The case illustrates that corrective action can be a slow road. Corrective action includes an organization explaining what it is doing to prevent a repeat of the crisis. This prevention is part of adjusting information because it is a critical element of helping people cope psychologically with a crisis. We can call this corrective action prevention. Do you want to re-purchase a food item that made you sick or work for a company that has had such a high-profile harassment case? The answer is “no” unless you believe the company has changed its ways and working to prevent a repeat of the crisis. Organizations often begin corrective action prevention with a promise. But how good is that promise?
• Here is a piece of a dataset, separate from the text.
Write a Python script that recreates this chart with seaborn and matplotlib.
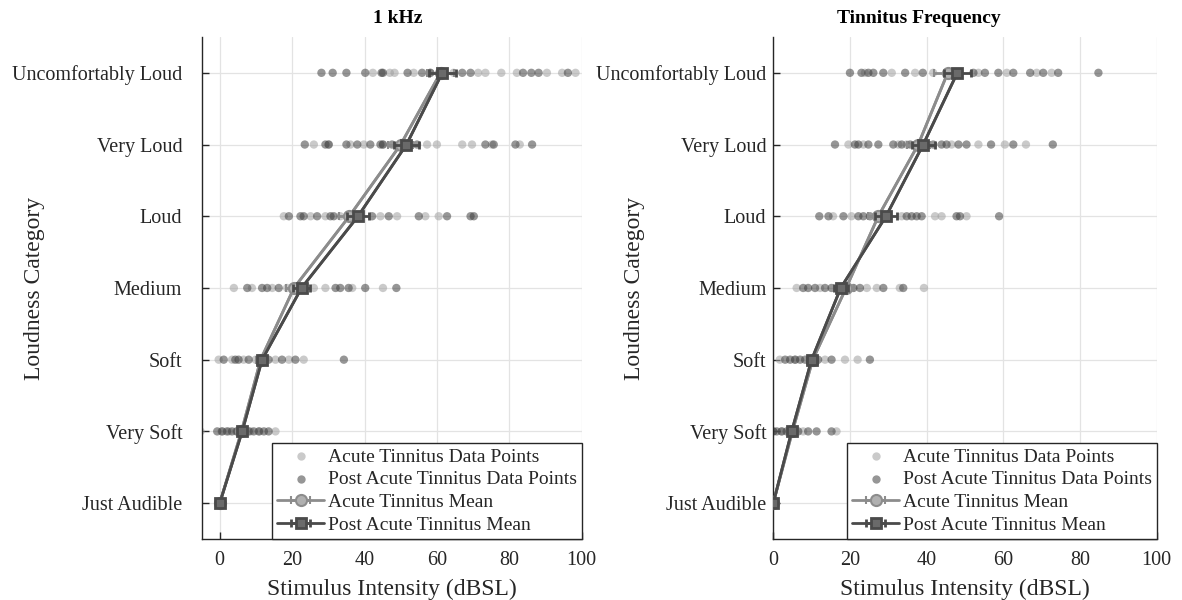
import numpy as np
import pandas as pd
import matplotlib
matplotlib.use("Agg")
import matplotlib.pyplot as plt
import seaborn as sns

categories = ["Just Audible", "Very Soft", "Soft", "Medium", "Loud", "Very Loud", "Uncomfortably Loud"]
x_ticks = [0, 20, 40, 60, 80, 100]

# ---- 1 kHz panel: individual points (dBSL) per loudness category ----
khz_acute_ja = [0, 0, 0, 0, 0, 0]
khz_acute_vs = [-5.3, 0.5, 2.5, 4.5, 6.0, 8.5, 11.0, 15.4]
khz_acute_soft = [-0.3, 3.4, 6.6, 9.9, 12.5, 15.4, 19.1, 23.2]
khz_acute_med = [3.9, 8.9, 14.5, 18.6, 20.4, 26.0, 29.2, 36.6, 45.1]
khz_acute_loud = [17.7, 25.1, 29.2, 33.3, 36.0, 44.4, 49.0, 56.8, 60.5]
khz_acute_vl = [26.0, 30.1, 36.1, 39.8, 45.1, 49.9, 57.3, 60.0, 67.0, 69.7, 75.2, 82.9]
khz_acute_ul = [42.3, 47.0, 48.3, 53.6, 58.2, 64.6, 71.4, 73.4, 77.8, 82.1, 90.4, 94.6, 98.3]

khz_post_ja = [0, 0, 0, 0, 0, 0]
khz_post_vs = [-0.7, 0.7, 2.0, 3.4, 4.8, 6.2, 8.0, 9.4, 10.8, 12.2, 13.5]
khz_post_soft = [1.1, 4.3, 5.2, 8.0, 11.7, 13.5, 17.2, 20.9, 34.3]
khz_post_med = [7.6, 11.7, 13.1, 16.3, 22.8, 32.0, 33.3, 35.6, 40.2, 48.8]
khz_post_loud = [19.1, 22.3, 23.2, 26.9, 30.6, 31.5, 38.4, 42.1, 46.7, 55.0, 62.8, 69.3, 70.2]
khz_post_vl = [23.5, 29.2, 30.1, 35.0, 38.0, 41.6, 44.4, 45.1, 47.6, 51.8, 54.5, 73.4, 75.7, 81.7, 86.3]
khz_post_ul = [28.1, 31.2, 35.0, 40.2, 44.7, 45.1, 51.9, 55.9, 58.2, 61.5, 67.0, 69.3, 83.8, 86.1, 88.1, 96.2]

khz_acute_mean = [0, 6.0, 11.3, 20.5, 35.8, 50.0, 61.0]
khz_acute_sem = [0, 0.9, 1.2, 2.2, 2.8, 3.4, 3.8]
khz_post_mean = [0, 6.2, 11.7, 22.6, 38.2, 51.6, 61.5]
khz_post_sem = [0, 0.8, 1.1, 2.3, 3.0, 3.5, 3.7]

# ---- Tinnitus frequency panel ----
tf_acute_ja = [0, 0, 0, 0, 0, 0]
tf_acute_vs = [0.0, 2.2, 4.8, 7.8, 16.5]
tf_acute_soft = [1.7, 5.7, 10.0, 13.5, 18.7, 22.0]
tf_acute_med = [6.1, 12.2, 19.1, 24.4, 27.0, 33.0, 39.3]
tf_acute_loud = [15.6, 20.4, 27.4, 33.5, 42.2, 43.9, 50.4]
tf_acute_vl = [19.6, 23.5, 32.6, 34.8, 37.8, 46.5, 53.5, 60.4, 65.9]
tf_acute_ul = [23.9, 30.9, 37.0, 41.7, 45.2, 53.5, 60.9, 68.7, 72.6]

tf_post_ja = [0, 0, 0, 0, 0, 0]
tf_post_vs = [0.0, 0.9, 2.2, 3.5, 4.8, 6.5, 9.1, 11.3, 15.2]
tf_post_soft = [3.1, 4.4, 5.7, 7.0, 8.3, 10.0, 11.7, 15.2, 25.2]
tf_post_med = [7.8, 9.1, 10.9, 13.5, 15.2, 17.4, 20.9, 22.6, 28.7, 33.9]
tf_post_loud = [12.0, 14.4, 18.3, 22.2, 23.5, 25.2, 29.6, 34.8, 36.1, 37.4, 38.7, 47.8, 48.7, 58.9]
tf_post_vl = [16.1, 21.3, 22.2, 24.8, 27.4, 31.3, 33.5, 35.7, 39.1, 41.7, 43.9, 45.2, 48.3, 50.4, 56.8, 62.6, 72.9]
tf_post_ul = [20.0, 23.0, 24.8, 26.1, 28.7, 34.4, 39.0, 48.0, 52.2, 55.2, 58.7, 62.6, 67.0, 70.4, 74.3, 84.8]

tf_acute_mean = [0, 5.0, 10.3, 19.0, 27.4, 37.8, 45.5]
tf_acute_sem = [0, 1.0, 1.4, 2.0, 2.8, 3.0, 3.6]
tf_post_mean = [0, 4.8, 10.0, 17.6, 29.4, 39.1, 48.0]
tf_post_sem = [0, 0.9, 1.3, 1.8, 2.9, 3.0, 3.6]

labels = ["Acute Tinnitus Data Points", "Post Acute Tinnitus Data Points",
          "Acute Tinnitus Mean", "Post Acute Tinnitus Mean"]

sns.set_theme(style="white")
plt.rcParams["font.family"] = ["Liberation Serif", "DejaVu Serif"]

ACUTE_PT = "#a0a0a0"
POST_PT = "#404040"
ACUTE_LINE = "#8c8c8c"
POST_LINE = "#4a4a4a"


def build_df(acute_lists, post_lists):
    rows = []
    for i, (a, p) in enumerate(zip(acute_lists, post_lists)):
        for v in a:
            rows.append((v, i, "acute"))
        for v in p:
            rows.append((v, i, "post"))
    return pd.DataFrame(rows, columns=["value", "pos", "group"])


def draw(ax, df, am, asem, pm, psem, title, xlim, ypad, ylab_x, title_x):
    pos = np.arange(len(categories))
    ax.grid(True, color="#e3e3e3", linewidth=0.9)
    ax.set_axisbelow(True)
    sns.scatterplot(data=df, x="value", y="pos", hue="group",
                    palette={"acute": ACUTE_PT, "post": POST_PT},
                    alpha=0.55, s=36, linewidth=0, legend=False, ax=ax, zorder=2)
    sns.lineplot(x=am, y=pos, sort=False, color=ACUTE_LINE, linewidth=2.0, ax=ax, zorder=3)
    sns.lineplot(x=pm, y=pos, sort=False, color=POST_LINE, linewidth=2.0, ax=ax, zorder=4)
    ea = ax.errorbar(am, pos, xerr=asem, fmt="-o", color=ACUTE_LINE, mfc="#b0b0b0",
                     mec=ACUTE_LINE, ms=8, mew=1.5, elinewidth=2, capsize=3, capthick=2,
                     lw=2.0, zorder=5)
    ep = ax.errorbar(pm, pos, xerr=psem, fmt="-s", color=POST_LINE, mfc="#6a6a6a",
                     mec=POST_LINE, ms=7, mew=2, elinewidth=2, capsize=3, capthick=2,
                     lw=2.0, zorder=6)
    ax.set_xlim(*xlim)
    ax.set_ylim(-0.5, 6.5)
    ax.set_xticks(x_ticks)
    ax.set_xticklabels([str(t) for t in x_ticks])
    ax.set_yticks(pos)
    ax.set_yticklabels(categories)
    ax.tick_params(axis="both", direction="in", length=5, width=1, labelsize=14.5,
                   colors="#262626", left=True, bottom=True)
    ax.tick_params(axis="x", pad=9)
    ax.tick_params(axis="y", pad=ypad)
    for s in ["top", "right"]:
        ax.spines[s].set_visible(False)
    for s in ["left", "bottom"]:
        ax.spines[s].set_color("#262626")
        ax.spines[s].set_linewidth(1.0)
    ax.set_xlabel("Stimulus Intensity (dBSL)", fontsize=17, color="#262626", labelpad=6)
    ax.set_ylabel("Loudness Category", fontsize=17, color="#262626")
    ax.yaxis.set_label_coords(ylab_x, 0.5)
    ax.set_title(title, fontsize=14, fontweight="bold", color="black", pad=10, x=title_x)
    h1 = ax.scatter([], [], s=36, color=ACUTE_PT, alpha=0.55, linewidth=0)
    h2 = ax.scatter([], [], s=36, color=POST_PT, alpha=0.55, linewidth=0)
    leg = ax.legend([h1, h2, ea, ep], labels, loc="lower right", borderaxespad=0,
                    fontsize=14, frameon=True, fancybox=False, edgecolor="#262626",
                    framealpha=1, handlelength=2.4, handletextpad=0.2,
                    borderpad=0.25, labelspacing=0.27)
    leg.get_frame().set_linewidth(1.0)
    leg.set_zorder(10)


fig = plt.figure(figsize=(11.82, 6), dpi=100)
ax1 = fig.add_axes([0.1706, 0.1017, 0.3215, 0.8367])
ax2 = fig.add_axes([0.6542, 0.1017, 0.3244, 0.8367])

df1 = build_df([khz_acute_ja, khz_acute_vs, khz_acute_soft, khz_acute_med, khz_acute_loud, khz_acute_vl, khz_acute_ul],
               [khz_post_ja, khz_post_vs, khz_post_soft, khz_post_med, khz_post_loud, khz_post_vl, khz_post_ul])
df2 = build_df([tf_acute_ja, tf_acute_vs, tf_acute_soft, tf_acute_med, tf_acute_loud, tf_acute_vl, tf_acute_ul],
               [tf_post_ja, tf_post_vs, tf_post_soft, tf_post_med, tf_post_loud, tf_post_vl, tf_post_ul])

draw(ax1, df1, khz_acute_mean, khz_acute_sem, khz_post_mean, khz_post_sem, "1 kHz", (-5, 100),
     ypad=14, ylab_x=-0.412, title_x=0.517)
draw(ax2, df2, tf_acute_mean, tf_acute_sem, tf_post_mean, tf_post_sem, "Tinnitus Frequency", (0, 100),
     ypad=5, ylab_x=-0.335, title_x=0.38)

fig.savefig("out.png", dpi=100)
Did the organization conduct a thorough investigation? Was the investigation independent or internal? Did the organization take tangible action of the report recommendations? The corrective action prevention can be a long-term process that serves to extend the crisis though often at a low level of interest. However, the bigger the crisis, the greater the interest when the report is made. BP followed a similar pattern in response to the Texas City tragedy. The news media were very skeptical of BP’s initial identification of the problem. What followed was an external investigation and report by James Baker. Many stakeholders (including traditional media) will question an organization’s crisis response until the corrective action prevention is implemented, usually those closest to the crisis including victims. There are times when an effective crisis response takes time because an organization must seek to understand what and who are responsible for the crisis and then take actions designed to reduce the likelihood of the crisis repeating (prevention /mitigation).
Questions to Consider
1. Why would Uber be so reluctant to have its CEO step away before the report? How is this complicated by Kalanick having controlling interest in Uber?
2. Why might the earlier removal of personnel been considered just a sign of good faith and not a complete corrective action prevention?
3. At this point, who do you think is still interested in the crisis?
4. How does the case indicate an organization cannot always gloss over concerns about responsibility for a crisis?